We had planted these before when we lived somewhere else that was hot and just looking at them, I could feel God speaking to me again. They represented the hope found in the above verses. God would meet me right where I was. He would take the dry soil of my heart and guide me over and around the rocks of the difficult situations in my life.
It is because of Jesus’ death on the cross on my behalf, that I can claim victory. When the heat of my circumstances make things almost unbearable, I can shine with the presence of the Holy Spirit, just like my flowers do in the noon day sun.
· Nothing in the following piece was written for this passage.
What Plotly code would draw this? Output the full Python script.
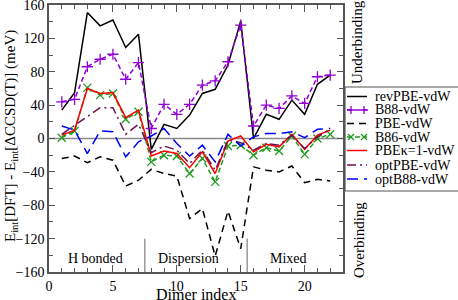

My circumstances have not changed since I’d planted my garden, in fact, from a human perspective, they’ve gotten much worse. I still cannot see the big picture, the one that shows me how everything fits into God’s big plan, but I know he isn’t taken by surprise.
I am so thankful God reminded me of these powerful truths. Instead of stressing and worrying all the time, I now have peace. I can make it through each day without crying, although when I do cry, I know it is okay because I have learned it’s okay to struggle. God understands and is there with me.
We can remember, especially in times of crisis, that because of what Jesus did on the cross on our behalf:
· We are not alone. He will never leave us. He will take care of us. (Hebrews 13:5)
· We are victorious, not victims. (Romans 8:31-32, 37)
· Even though we may not understand God’s plan, he is in control, loves us and wants the best for us. (Jeremiah 29:11-13)
God continues to use that garden to speak to my heart. I am reminded that he has not guaranteed me an easy life, but he has promised that he will not leave me. He has given me spiritual victory and enables me to thrive where I am when I let him shine through me.